Rohil Malpani is a senior majoring in Biomedical Engineering and minoring in Mathematics. He was born and raised in Kolkata, India. He gained wet-lab experience in the Timp lab and working on ATAC-seq(assay for transposase-accessible chromatin using sequencing) to try and develop mapping for protein-DNA interactions in different cell types. Rohil is now a medical student at Yale and aspires to be a cardiologist in the future. He also wants to be involved in development of medical devices to make some use of his future BME degree.
Emily Borst is now a masters student in in Biomedical Engineering at Johns Hopkins from Westford, Massachusetts. When not studying or doing science, Emily enjoys watching all things Tina Fey-related, planning her next trip to Disney World, or chasing after diabetic children at her summer job as a diabetes camp counselor. Though, if that fails, she is more than ready to put her Biomedical Engineering degree to use and work for the Walt Disney Company.

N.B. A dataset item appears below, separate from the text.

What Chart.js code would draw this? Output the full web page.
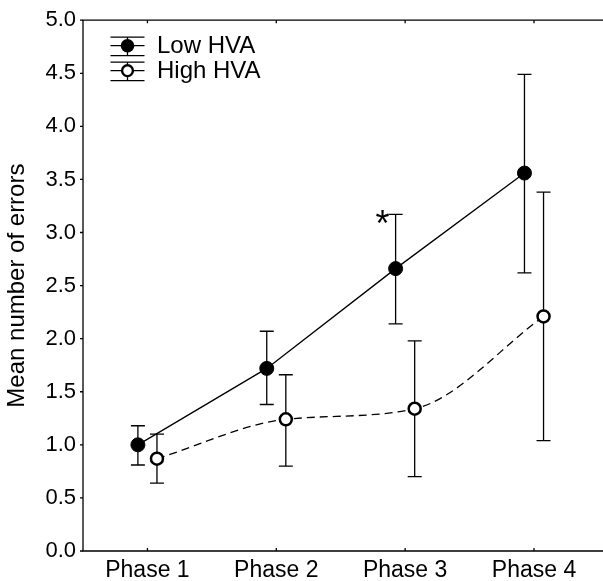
<!DOCTYPE html>
<html lang="en">
<head>
  <meta charset="UTF-8">
  <title>Mean number of errors by phase</title>
  <script src="https://cdn.jsdelivr.net/npm/chart.js"></script>
  <style>
    body { margin: 0; background: #fff; overflow: hidden; }
  </style>
</head>
<body>
  <canvas id="myChart" width="603" height="581"></canvas>
  <script>
    // values
    const categories = ['Phase 1', 'Phase 2', 'Phase 3', 'Phase 4'];
    const lowMean  = [1.00, 1.72, 2.66, 3.56];
    const lowUpper = [1.18, 2.07, 3.17, 4.49];
    const lowLower = [0.81, 1.38, 2.14, 2.62];
    const highMean  = [0.87, 1.24, 1.34, 2.21];
    const highUpper = [1.10, 1.66, 1.98, 3.38];
    const highLower = [0.64, 0.80, 0.70, 1.04];
    const seriesNames = ['Low HVA', 'High HVA'];
    const yTickStep = 0.5;
    const starPhase = 3; // significant difference marker

    const FONT = 'Liberation Sans, Arial, Helvetica, sans-serif';
    const shift = 0.074; // side-by-side offset of the two groups

    const toPoints = (vals, d) => vals.map((v, i) => ({ x: i + 1 + d, y: v }));

    const errorBars = {
      id: 'errorBars',
      beforeDatasetsDraw(chart) {
        const ctx = chart.ctx, y = chart.scales.y;
        const bounds = [[lowUpper, lowLower], [highUpper, highLower]];
        ctx.save();
        ctx.strokeStyle = '#000';
        ctx.lineWidth = 1.3;
        bounds.forEach((b, di) => {
          chart.getDatasetMeta(di).data.forEach((pt, i) => {
            const top = y.getPixelForValue(b[0][i]);
            const bot = y.getPixelForValue(b[1][i]);
            ctx.beginPath();
            ctx.moveTo(pt.x, top); ctx.lineTo(pt.x, bot);
            ctx.moveTo(pt.x - 7, top); ctx.lineTo(pt.x + 7, top);
            ctx.moveTo(pt.x - 7, bot); ctx.lineTo(pt.x + 7, bot);
            ctx.stroke();
          });
        });
        ctx.restore();
      },
      afterDraw(chart) {
        const ctx = chart.ctx, a = chart.chartArea;
        const xs = chart.scales.x, ys = chart.scales.y;
        ctx.save();
        ctx.strokeStyle = '#000';
        ctx.lineWidth = 1.3;
        // frame
        ctx.beginPath();
        ctx.moveTo(chart.width, a.top); ctx.lineTo(a.left, a.top);
        ctx.lineTo(a.left, a.bottom); ctx.lineTo(chart.width, a.bottom);
        ctx.stroke();
        // ticks
        ctx.beginPath();
        for (let v = 0; v <= 5.001; v += yTickStep) {
          const py = ys.getPixelForValue(v);
          ctx.moveTo(a.left - 3, py); ctx.lineTo(a.left, py);
        }
        categories.forEach((c, i) => {
          const px = xs.getPixelForValue(i + 1);
          ctx.moveTo(px, a.bottom); ctx.lineTo(px, a.bottom - 3);
          ctx.moveTo(px, a.top); ctx.lineTo(px, a.top + 3);
        });
        ctx.stroke();

        // asterisk
        const sx = chart.getDatasetMeta(0).data[starPhase - 1].x;
        ctx.fillStyle = '#000';
        ctx.font = '36px ' + FONT;
        ctx.textAlign = 'center';
        ctx.textBaseline = 'alphabetic';
        ctx.fillText('*', sx - 13, ys.getPixelForValue(lowUpper[starPhase - 1]) + 22);

        // legend
        const lx = 127.5, rows = [45.7, 70.7];
        ctx.textBaseline = 'middle';
        rows.forEach((cy, k) => {
          ctx.beginPath();
          ctx.moveTo(lx - 17, cy); ctx.lineTo(lx + 17, cy);
          ctx.moveTo(lx - 17, cy - 8.5); ctx.lineTo(lx + 17, cy - 8.5);
          ctx.moveTo(lx - 17, cy + 10); ctx.lineTo(lx + 17, cy + 10);
          ctx.moveTo(lx, cy - 8.5); ctx.lineTo(lx, cy + 10);
          ctx.stroke();
          ctx.beginPath();
          ctx.arc(lx, cy, k === 0 ? 6.8 : 5.4, 0, Math.PI * 2);
          if (k === 0) {
            ctx.fill();
          } else {
            ctx.fillStyle = '#fff'; ctx.fill();
            ctx.lineWidth = 2.4; ctx.stroke();
            ctx.lineWidth = 1.3; ctx.fillStyle = '#000';
          }
          ctx.font = '24px ' + FONT;
          ctx.textAlign = 'left';
          ctx.fillText(seriesNames[k], 157, cy + 1);
        });
        ctx.restore();
      }
    };

    const ctx = document.getElementById('myChart').getContext('2d');
    new Chart(ctx, {
      type: 'scatter',
      data: {
        datasets: [{
          label: seriesNames[0],
          data: toPoints(lowMean, -shift),
          showLine: true,
          borderColor: '#000',
          borderWidth: 1.3,
          pointRadius: 7,
          pointBorderWidth: 1,
          pointBackgroundColor: '#000',
          pointBorderColor: '#000',
          tension: 0
        }, {
          label: seriesNames[1],
          data: toPoints(highMean, shift),
          showLine: true,
          borderColor: '#000',
          borderWidth: 1.3,
          borderDash: [8, 5],
          cubicInterpolationMode: 'monotone',
          pointRadius: 6,
          pointBorderWidth: 2.5,
          pointBackgroundColor: '#fff',
          pointBorderColor: '#000'
        }]
      },
      options: {
        responsive: false,
        animation: false,
        layout: { padding: { top: 20, right: 0, left: 0, bottom: 0 } },
        plugins: { legend: { display: false }, tooltip: { enabled: false } },
        scales: {
          x: {
            type: 'linear',
            min: 0.5,
            max: 0.5 + 520 / 131,
            grid: { display: false, drawTicks: false },
            border: { display: false },
            afterBuildTicks: s => { s.ticks = categories.map((c, i) => ({ value: i + 1 })); },
            afterFit: s => { s.height = 30; },
            ticks: {
              padding: 6,
              color: '#000',
              font: { family: FONT, size: 23 },
              callback: v => categories[v - 1]
            }
          },
          y: {
            min: 0,
            max: 5,
            grid: { display: false, drawTicks: false },
            border: { display: false },
            afterFit: s => { s.width = 83; },
            ticks: {
              stepSize: yTickStep,
              padding: 7,
              color: '#000',
              font: { family: FONT, size: 22 },
              callback: v => v.toFixed(1)
            },
            title: {
              display: true,
              text: 'Mean number of errors',
              color: '#000',
              font: { family: FONT, size: 24 },
              padding: { top: 3, bottom: 0 }
            }
          }
        }
      },
      plugins: [errorBars]
    });
  </script>
</body>
</html>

Qinwen(Wendy) Huang is a sophmore majoring in Biomedical Engineering from Ningbo, China. She is starting off her computational analysis experience here and is working on ChIP-seq which determines methyl specificity of protein binding. In her spare time, she enjoys running and playing piano. She doesn’t really have a plan after college but she wants to use her BME degree to help improve people’s quality of life.